Une coopération multi-culturelle efficace entre la Tour du Valat et ses partenaires turcs
Parmi les autres activités concernant la biodiversité, la Tour du Valat a aidé à conduire un suivi hydrologique des roselières du delta du Gediz, un écosystème primordial, à partir des modèles déjà développés en Camargue. Sur la base de son expérience de 40 années, la Tour du Valat a également apporté une contribution technique essentielle à divers titres :
- Pour le suivi de la colonie de flamants roses du lac Tuz, sur le plateau anatolien, qui constitue actuellement la plus importante du bassin méditerranéen avec jusqu’à plus de 20 000 poussins ces dernières années ;
- Pour le développement de la partie socio-culturelle du projet, en conduisant et en analysant les entretiens auprès de représentants des divers acteurs du projet au niveau local dont les résultats sont actuellement comparés à ceux obtenus en Camargue.

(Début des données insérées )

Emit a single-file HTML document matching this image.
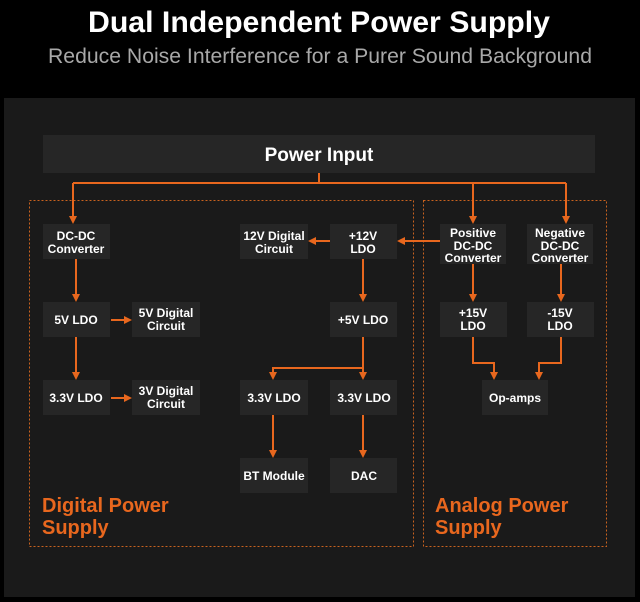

Les prochaines étapes du projet porteront notamment sur la mise en place d’un protocole de suivi de la Tortue grecque (Testudo graeca). Ce volet est justifié par les importantes populations d’amphibiens et de reptiles du delta du Gediz et s’appuiera sur une collaboration récemment développée entre l’Université de l’Egée, l’ONG Doğa Derneği, le service gouvernemental des parcs nationaux et la Tour du Valat. Au delà de son utilité pour la conservation de cette espèce, ce monitoring pourra servir d’exemple et être étendu à d’autres espèces du delta.
En conclusion, le projet du delta du Gediz a démontré l’intérêt et l’utilité d’un exemple de coopération rapprochée efficace dans un contexte de coopération multi-culturelle entre la Tour du Valat et d’autres acteurs du bassin méditerranéen, où les activités réalisées apportent déjà de nombreux bénéfices mutuels.. Capitalisant sur cette expérience, la Tour du Valat envisage de développer d’autres sites-ateliers, permettant de contribuer à la conservation et/ou la la réhabilitation des zones humides de la Méditerranée.